The figures are contained in a paper published in The Economic Journal and co-authored with Dr Simon Dietz.

Standard economic models tend to underestimate the risks of climate change, so Stern and Dietz base their figures on a revised version of the dynamic integrated climate-economy (DICE) model. Whereas the standard DICE model looks only at the economic impact of around 3ºC of warming, Stern and Dietz used it to calculate the economic cost of a range of temperature rises, from 1.5ºC to 6ºC. They also factored in the impact of climate change on countries’ infrastructure, such as the damage to coastal power stations from a rise in sea levels and the amount of global economic output lost as temperatures increase.

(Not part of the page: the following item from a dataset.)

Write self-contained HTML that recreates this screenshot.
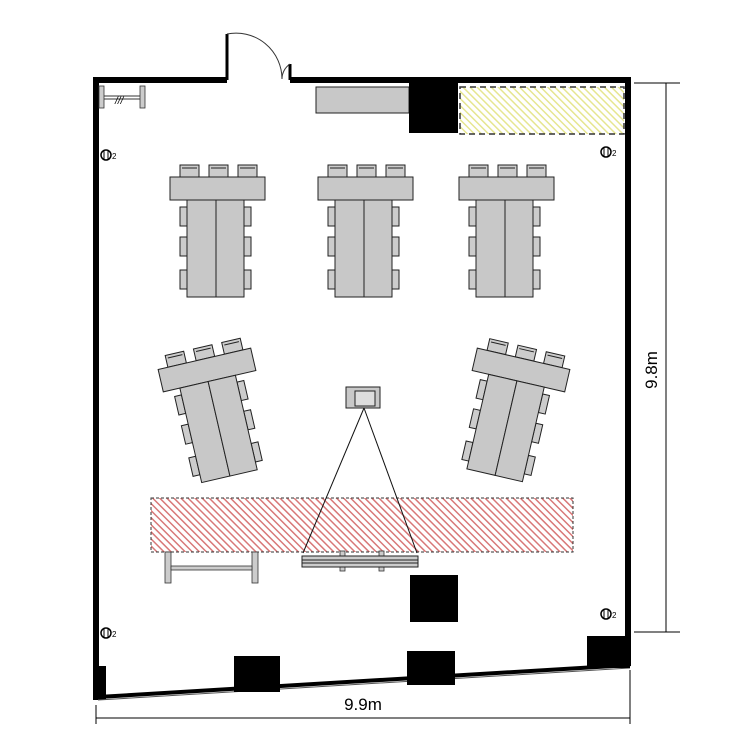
<!DOCTYPE html>
<html><head><meta charset="utf-8"><style>html,body{margin:0;padding:0;background:#fff}svg{display:block}</style></head>
<body>
<svg width="750" height="750" viewBox="0 0 750 750" xmlns="http://www.w3.org/2000/svg" font-family="Liberation Sans, sans-serif">
<defs>
<pattern id="red" width="5" height="5" patternUnits="userSpaceOnUse" patternTransform="rotate(-45)">
<rect width="5" height="5" fill="#fff"/><rect width="1.5" height="5" fill="#d87878"/></pattern>
<pattern id="yel" width="5" height="5" patternUnits="userSpaceOnUse" patternTransform="rotate(-45)">
<rect width="5" height="5" fill="#fff"/><rect width="1.5" height="5" fill="#e6e690"/></pattern>
<g id="chairT"><rect x="0" y="0" width="19" height="12" fill="#ccc" stroke="#222" stroke-width="1"/><line x1="2" y1="3" x2="17" y2="3" stroke="#222"/></g>
<g id="chairS"><rect x="0" y="0" width="7" height="19" fill="#ccc" stroke="#222" stroke-width="1"/></g>
<g id="grp">
<use href="#chairT" x="10" y="0"/><use href="#chairT" x="39" y="0"/><use href="#chairT" x="68" y="0"/>
<use href="#chairS" x="10" y="42"/><use href="#chairS" x="10" y="72"/><use href="#chairS" x="10" y="105"/>
<use href="#chairS" x="74" y="42"/><use href="#chairS" x="74" y="72"/><use href="#chairS" x="74" y="105"/>
<rect x="0" y="12" width="95" height="23" fill="#c8c8c8" stroke="#222"/>
<rect x="17" y="35" width="29" height="97" fill="#c8c8c8" stroke="#222"/>
<rect x="46" y="35" width="28" height="97" fill="#c8c8c8" stroke="#222"/>
</g>
<g id="outlet"><circle cx="0" cy="0" r="5" fill="#fff" stroke="#000" stroke-width="1.5"/><line x1="-2" y1="-4" x2="-2" y2="4" stroke="#000"/><line x1="2" y1="-4" x2="2" y2="4" stroke="#000"/><text x="6" y="4" font-size="8">2</text></g>
</defs>

<polyline points="227,80 96,80 96,698" fill="none" stroke="#000" stroke-width="6"/>
<rect x="93" y="666" width="13" height="34" fill="#000"/>
<polyline points="290,80 628,80 628,666" fill="none" stroke="#000" stroke-width="6"/>
<line x1="227" y1="80" x2="227" y2="34" stroke="#000" stroke-width="3"/>
<line x1="290" y1="80" x2="290" y2="64" stroke="#000" stroke-width="3"/>
<path d="M227,34 A46,46 0 0 1 282,79" fill="none" stroke="#333" stroke-width="1"/>
<path d="M290,64 A18,18 0 0 0 282,79" fill="none" stroke="#333" stroke-width="1"/>
<line x1="98" y1="697" x2="630" y2="665" stroke="#000" stroke-width="4"/>
<line x1="98" y1="700" x2="630" y2="668" stroke="#555" stroke-width="1"/>

<rect x="99" y="86" width="5" height="22" fill="#ccc" stroke="#333" stroke-width="0.8"/>
<rect x="140" y="86" width="5" height="22" fill="#ccc" stroke="#333" stroke-width="0.8"/>
<line x1="104" y1="96" x2="140" y2="96" stroke="#333"/><line x1="104" y1="99" x2="140" y2="99" stroke="#333"/>
<text x="115" y="104" font-size="10" font-style="italic">///</text>

<rect x="316" y="87" width="93" height="26" fill="#c8c8c8" stroke="#222"/>
<rect x="409" y="83" width="49" height="50" fill="#000"/>
<rect x="460" y="87" width="164" height="47" fill="url(#yel)" stroke="#333" stroke-width="1.5" stroke-dasharray="6,4"/>

<use href="#outlet" x="106" y="155"/><use href="#outlet" x="606" y="152"/>
<use href="#outlet" x="106" y="633"/><use href="#outlet" x="606" y="614"/>

<use href="#grp" x="170" y="165"/>
<use href="#grp" x="318" y="165"/>
<use href="#grp" x="459" y="165"/>
<use href="#grp" transform="translate(207,370) rotate(-13) translate(-47.5,-23.5)"/>
<use href="#grp" transform="translate(521,370) rotate(13) translate(-47.5,-23.5)"/>

<rect x="151" y="498" width="422" height="54" fill="url(#red)" stroke="#333" stroke-width="1" stroke-dasharray="3,2"/>

<rect x="346" y="387" width="34" height="21" fill="#c8c8c8" stroke="#222"/>
<rect x="355" y="391" width="20" height="15" fill="#ddd" stroke="#222"/>
<line x1="364" y1="408" x2="303" y2="553" stroke="#111"/>
<line x1="364" y1="408" x2="417" y2="553" stroke="#111"/>
<rect x="340" y="551" width="5" height="20" fill="#ccc" stroke="#333" stroke-width="0.8"/>
<rect x="379" y="551" width="5" height="20" fill="#ccc" stroke="#333" stroke-width="0.8"/>
<rect x="302" y="556" width="116" height="11" fill="#ccc" stroke="#222"/>
<line x1="302" y1="560" x2="418" y2="560" stroke="#222"/><line x1="302" y1="563" x2="418" y2="563" stroke="#222"/>

<rect x="165" y="552" width="6" height="31" fill="#ccc" stroke="#333" stroke-width="0.8"/>
<rect x="252" y="552" width="6" height="31" fill="#ccc" stroke="#333" stroke-width="0.8"/>
<rect x="171" y="566" width="81" height="4" fill="#ccc" stroke="#333" stroke-width="0.8"/>

<rect x="410" y="575" width="48" height="47" fill="#000"/>
<rect x="234" y="656" width="46" height="36" fill="#000"/>
<rect x="407" y="651" width="48" height="34" fill="#000"/>
<rect x="587" y="636" width="43" height="32" fill="#000"/>

<line x1="634" y1="83" x2="680" y2="83" stroke="#000"/>
<line x1="634" y1="632" x2="680" y2="632" stroke="#000"/>
<line x1="666" y1="83" x2="666" y2="632" stroke="#000"/>
<text x="0" y="0" font-size="17" transform="translate(657,370) rotate(-90)" text-anchor="middle">9.8m</text>
<line x1="96" y1="705" x2="96" y2="724" stroke="#000"/>
<line x1="630" y1="670" x2="630" y2="724" stroke="#000"/>
<line x1="96" y1="718" x2="630" y2="718" stroke="#000"/>
<text x="363" y="710" font-size="17" text-anchor="middle">9.9m</text>
</svg>
</body></html>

The findings, described by the authors as preliminary, came as José Ángel Gurría, secretary-general at the OECD, called on policymakers to impose a “big fat tax” on carbon emissions. He told the World Cities summit in Singapore that the most cost-effective way of cutting emissions to keep the rate of global warming below 2ºC is through pricing measures, such as a carbon tax or an emissions trading system (ETS). His preference would be the former, he said.

A report in 2013 from the OECD made the case for carbon pricing mechanisms as a way to move to a low-carbon economy: “Since producers and consumers would pay for each tonne of CO2 emitted, explicit carbon pricing provides an incentive to continuously improve the efficiency of energy use, and to develop and deploy technologies that substitute for existing carbon-emitting technologies.”